_Data segment:_

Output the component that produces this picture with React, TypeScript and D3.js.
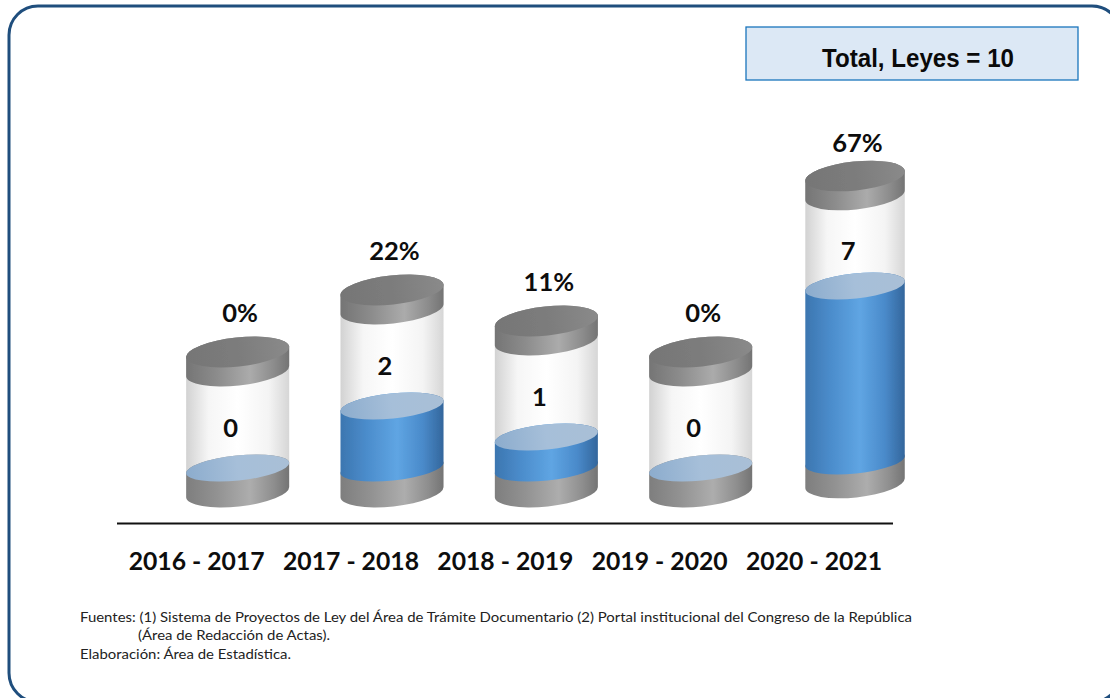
import React from "react";
import * as d3 from "d3";

const categories = ["2016 - 2017", "2017 - 2018", "2018 - 2019", "2019 - 2020", "2020 - 2021"];
const counts = [0, 2, 1, 0, 7];
const percentLabels = ["0%", "22%", "11%", "0%", "67%"];
const totalLabel = "Total, Leyes = 10";
const footerLines = [
  "Fuentes: (1) Sistema de Proyectos de Ley del Área de Trámite Documentario (2) Portal institucional del Congreso de la República",
  "(Área de Redacción de Actas).",
  "Elaboración: Área de Estadística.",
];

const W = 1110;
const H = 698;
const CALIBRI = "Lato, 'Open Sans', sans-serif";
const ARIAL = "'Liberation Sans', Arial, sans-serif";
const TILT = 6;
const RAD = (TILT * Math.PI) / 180;
const CAP_RY = 14.5;
const LEVEL_RY = 12.5;

// The reference compresses the tall bar, so its value axis is piecewise.
const x = d3.scaleBand<string>().domain(categories).range([160.5, 932.2]);
const fillY = d3.scaleLinear().domain([0, 2, 7]).range([468, 406, 286]);
const capGap = d3.scaleLinear().domain([0, 2, 7]).range([116, 116, 110]);
const zeroY = (c: number) => (c === 7 ? 461 : 468);
const floorY = (c: number) => (c === 7 ? 483 : 492);
const radius = (c: number) => (c === 7 ? 50 : 51.8);

function segment(cx: number, yTop: number, yBot: number, rx: number, ryTop: number, ryBot: number) {
  const dx = rx * Math.cos(RAD);
  const dy = rx * Math.sin(RAD);
  const p = d3.path();
  p.moveTo(cx - dx, yTop + dy);
  p.lineTo(cx - dx, yBot + dy);
  const lower = `A${rx} ${ryBot} ${-TILT} 0 0 ${cx + dx} ${yBot - dy}`;
  const upper = `A${rx} ${ryTop} ${-TILT} 0 0 ${cx - dx} ${yTop + dy}`;
  return `${p.toString()}${lower}L${cx + dx} ${yTop - dy}${upper}Z`;
}

function Grad({ id, stops }: { id: string; stops: [number, string][] }) {
  return (
    <linearGradient id={id} x1="0" x2="1" y1="0" y2="0">
      {stops.map(([o, c]) => (
        <stop key={o} offset={o} stopColor={c} />
      ))}
    </linearGradient>
  );
}

function Cylinder({ cat, count }: { cat: string; count: number }) {
  const cx = x(cat)! + x.bandwidth() / 2;
  const rx = radius(count);
  const fy = fillY(count);
  const top = fy - capGap(count);
  const z = zeroY(count);
  const floor = floorY(count);
  const ell = (y: number, ry: number, fill: string) => (
    <ellipse cx={cx} cy={y} rx={rx} ry={ry} fill={fill} transform={`rotate(${-TILT} ${cx} ${y})`} />
  );
  return (
    <g filter="url(#soft)">
      <path d={segment(cx, top, fy, rx, CAP_RY, LEVEL_RY)} fill="url(#glass)" />
      <path d={segment(cx, z, floor, rx, LEVEL_RY, CAP_RY)} fill="url(#base)" />
      {count > 0 && <path d={segment(cx, fy, z, rx, LEVEL_RY, LEVEL_RY)} fill="url(#blue)" />}
      {ell(fy, LEVEL_RY, "url(#level)")}
      <path d={segment(cx, top, top + 19, rx, CAP_RY, CAP_RY)} fill="url(#band)" />
      {ell(top, CAP_RY, "url(#cap)")}
    </g>
  );
}

export default function App() {
  return (
    <svg
      width={W}
      height={H}
      viewBox={`0 0 ${W} ${H}`}
      style={{ position: "fixed", left: 0, top: 0, background: "#fff", display: "block" }}
    >
      <defs>
        <filter id="soft" x="-5%" y="-5%" width="110%" height="110%">
          <feGaussianBlur stdDeviation="0.5" />
        </filter>
        <Grad id="glass" stops={[[0, "#d2d2d2"], [0.22, "#f6f6f6"], [0.5, "#ffffff"], [0.8, "#f4f4f4"], [1, "#d6d6d6"]]} />
        <Grad id="base" stops={[[0, "#7e7e7e"], [0.3, "#929292"], [0.62, "#adadad"], [0.85, "#8e8e8e"], [1, "#747474"]]} />
        <Grad id="band" stops={[[0, "#757575"], [0.3, "#8c8c8c"], [0.62, "#ababab"], [0.85, "#8c8c8c"], [1, "#747474"]]} />
        <Grad id="cap" stops={[[0, "#767676"], [0.5, "#7c7c7c"], [1, "#8a8a8a"]]} />
        <Grad id="blue" stops={[[0, "#3c76b0"], [0.25, "#4b8ccb"], [0.55, "#5fa5e3"], [0.8, "#4a8aca"], [1, "#33669c"]]} />
        <Grad id="level" stops={[[0, "#8caccd"], [0.5, "#a6bfd9"], [1, "#a9bfd6"]]} />
      </defs>
      <rect x={9} y={6} width={1112} height={696} rx={29} fill="#fff" stroke="#1f4e7d" strokeWidth={3} />
      <rect x={746} y={27} width={332} height={53} fill="#dce8f5" stroke="#1a75bc" strokeWidth={1.3} />
      <text x={822} y={67} textLength={192} lengthAdjust="spacingAndGlyphs" fontFamily={ARIAL} fontWeight="bold" fontSize={25} fill="#0a0a0a">
        {totalLabel}
      </text>

      {categories.map((c, i) => (
        <Cylinder key={c} cat={c} count={counts[i]} />
      ))}

      {categories.map((c, i) => {
        const cx = x(c)! + x.bandwidth() / 2;
        const fy = fillY(counts[i]);
        const top = fy - capGap(counts[i]);
        return (
          <g key={c} fontFamily={CALIBRI} fontWeight="bold" fill="#0d0d0d" textAnchor="middle">
            <text x={cx + 2.5} y={top - (counts[i] === 7 ? 24 : 30)} fontSize={25.5}>
              {percentLabels[i]}
            </text>
            <text x={cx - 7} y={fy - (counts[i] === 7 ? 26 : 31)} fontSize={25.5}>
              {counts[i]}
            </text>
            <text x={cx - 41} y={570} fontSize={25} textLength={136} lengthAdjust="spacingAndGlyphs">
              {c}
            </text>
          </g>
        );
      })}

      <line x1={117} x2={893} y1={523.5} y2={523.5} stroke="#111" strokeWidth={2} />

      <g fontFamily={CALIBRI} fontSize={14} fill="#222" lengthAdjust="spacingAndGlyphs">
        <text x={80} y={622} textLength={832} lengthAdjust="spacingAndGlyphs">{footerLines[0]}</text>
        <text x={138} y={640} textLength={192} lengthAdjust="spacingAndGlyphs">{footerLines[1]}</text>
        <text x={80} y={659} textLength={211} lengthAdjust="spacingAndGlyphs">{footerLines[2]}</text>
      </g>
    </svg>
  );
}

_Set exercise:_ In your copy of the listing above, reproduce each line exactly and omit all pictures.

_Result of this exercise:_
Output the component that produces this picture with React, TypeScript and D3.js.
import React from "react";
import * as d3 from "d3";

const categories = ["2016 - 2017", "2017 - 2018", "2018 - 2019", "2019 - 2020", "2020 - 2021"];
const counts = [0, 2, 1, 0, 7];
const percentLabels = ["0%", "22%", "11%", "0%", "67%"];
const totalLabel = "Total, Leyes = 10";
const footerLines = [
  "Fuentes: (1) Sistema de Proyectos de Ley del Área de Trámite Documentario (2) Portal institucional del Congreso de la República",
  "(Área de Redacción de Actas).",
  "Elaboración: Área de Estadística.",
];

const W = 1110;
const H = 698;
const CALIBRI = "Lato, 'Open Sans', sans-serif";
const ARIAL = "'Liberation Sans', Arial, sans-serif";
const TILT = 6;
const RAD = (TILT * Math.PI) / 180;
const CAP_RY = 14.5;
const LEVEL_RY = 12.5;

// The reference compresses the tall bar, so its value axis is piecewise.
const x = d3.scaleBand<string>().domain(categories).range([160.5, 932.2]);
const fillY = d3.scaleLinear().domain([0, 2, 7]).range([468, 406, 286]);
const capGap = d3.scaleLinear().domain([0, 2, 7]).range([116, 116, 110]);
const zeroY = (c: number) => (c === 7 ? 461 : 468);
const floorY = (c: number) => (c === 7 ? 483 : 492);
const radius = (c: number) => (c === 7 ? 50 : 51.8);

function segment(cx: number, yTop: number, yBot: number, rx: number, ryTop: number, ryBot: number) {
  const dx = rx * Math.cos(RAD);
  const dy = rx * Math.sin(RAD);
  const p = d3.path();
  p.moveTo(cx - dx, yTop + dy);
  p.lineTo(cx - dx, yBot + dy);
  const lower = `A${rx} ${ryBot} ${-TILT} 0 0 ${cx + dx} ${yBot - dy}`;
  const upper = `A${rx} ${ryTop} ${-TILT} 0 0 ${cx - dx} ${yTop + dy}`;
  return `${p.toString()}${lower}L${cx + dx} ${yTop - dy}${upper}Z`;
}

function Grad({ id, stops }: { id: string; stops: [number, string][] }) {
  return (
    <linearGradient id={id} x1="0" x2="1" y1="0" y2="0">
      {stops.map(([o, c]) => (
        <stop key={o} offset={o} stopColor={c} />
      ))}
    </linearGradient>
  );
}

function Cylinder({ cat, count }: { cat: string; count: number }) {
  const cx = x(cat)! + x.bandwidth() / 2;
  const rx = radius(count);
  const fy = fillY(count);
  const top = fy - capGap(count);
  const z = zeroY(count);
  const floor = floorY(count);
  const ell = (y: number, ry: number, fill: string) => (
    <ellipse cx={cx} cy={y} rx={rx} ry={ry} fill={fill} transform={`rotate(${-TILT} ${cx} ${y})`} />
  );
  return (
    <g filter="url(#soft)">
      <path d={segment(cx, top, fy, rx, CAP_RY, LEVEL_RY)} fill="url(#glass)" />
      <path d={segment(cx, z, floor, rx, LEVEL_RY, CAP_RY)} fill="url(#base)" />
      {count > 0 && <path d={segment(cx, fy, z, rx, LEVEL_RY, LEVEL_RY)} fill="url(#blue)" />}
      {ell(fy, LEVEL_RY, "url(#level)")}
      <path d={segment(cx, top, top + 19, rx, CAP_RY, CAP_RY)} fill="url(#band)" />
      {ell(top, CAP_RY, "url(#cap)")}
    </g>
  );
}

export default function App() {
  return (
    <svg
      width={W}
      height={H}
      viewBox={`0 0 ${W} ${H}`}
      style={{ position: "fixed", left: 0, top: 0, background: "#fff", display: "block" }}
    >
      <defs>
        <filter id="soft" x="-5%" y="-5%" width="110%" height="110%">
          <feGaussianBlur stdDeviation="0.5" />
        </filter>
        <Grad id="glass" stops={[[0, "#d2d2d2"], [0.22, "#f6f6f6"], [0.5, "#ffffff"], [0.8, "#f4f4f4"], [1, "#d6d6d6"]]} />
        <Grad id="base" stops={[[0, "#7e7e7e"], [0.3, "#929292"], [0.62, "#adadad"], [0.85, "#8e8e8e"], [1, "#747474"]]} />
        <Grad id="band" stops={[[0, "#757575"], [0.3, "#8c8c8c"], [0.62, "#ababab"], [0.85, "#8c8c8c"], [1, "#747474"]]} />
        <Grad id="cap" stops={[[0, "#767676"], [0.5, "#7c7c7c"], [1, "#8a8a8a"]]} />
        <Grad id="blue" stops={[[0, "#3c76b0"], [0.25, "#4b8ccb"], [0.55, "#5fa5e3"], [0.8, "#4a8aca"], [1, "#33669c"]]} />
        <Grad id="level" stops={[[0, "#8caccd"], [0.5, "#a6bfd9"], [1, "#a9bfd6"]]} />
      </defs>
      <rect x={9} y={6} width={1112} height={696} rx={29} fill="#fff" stroke="#1f4e7d" strokeWidth={3} />
      <rect x={746} y={27} width={332} height={53} fill="#dce8f5" stroke="#1a75bc" strokeWidth={1.3} />
      <text x={822} y={67} textLength={192} lengthAdjust="spacingAndGlyphs" fontFamily={ARIAL} fontWeight="bold" fontSize={25} fill="#0a0a0a">
        {totalLabel}
      </text>

      {categories.map((c, i) => (
        <Cylinder key={c} cat={c} count={counts[i]} />
      ))}

      {categories.map((c, i) => {
        const cx = x(c)! + x.bandwidth() / 2;
        const fy = fillY(counts[i]);
        const top = fy - capGap(counts[i]);
        return (
          <g key={c} fontFamily={CALIBRI} fontWeight="bold" fill="#0d0d0d" textAnchor="middle">
            <text x={cx + 2.5} y={top - (counts[i] === 7 ? 24 : 30)} fontSize={25.5}>
              {percentLabels[i]}
            </text>
            <text x={cx - 7} y={fy - (counts[i] === 7 ? 26 : 31)} fontSize={25.5}>
              {counts[i]}
            </text>
            <text x={cx - 41} y={570} fontSize={25} textLength={136} lengthAdjust="spacingAndGlyphs">
              {c}
            </text>
          </g>
        );
      })}

      <line x1={117} x2={893} y1={523.5} y2={523.5} stroke="#111" strokeWidth={2} />

      <g fontFamily={CALIBRI} fontSize={14} fill="#222" lengthAdjust="spacingAndGlyphs">
        <text x={80} y={622} textLength={832} lengthAdjust="spacingAndGlyphs">{footerLines[0]}</text>
        <text x={138} y={640} textLength={192} lengthAdjust="spacingAndGlyphs">{footerLines[1]}</text>
        <text x={80} y={659} textLength={211} lengthAdjust="spacingAndGlyphs">{footerLines[2]}</text>
      </g>
    </svg>
  );
}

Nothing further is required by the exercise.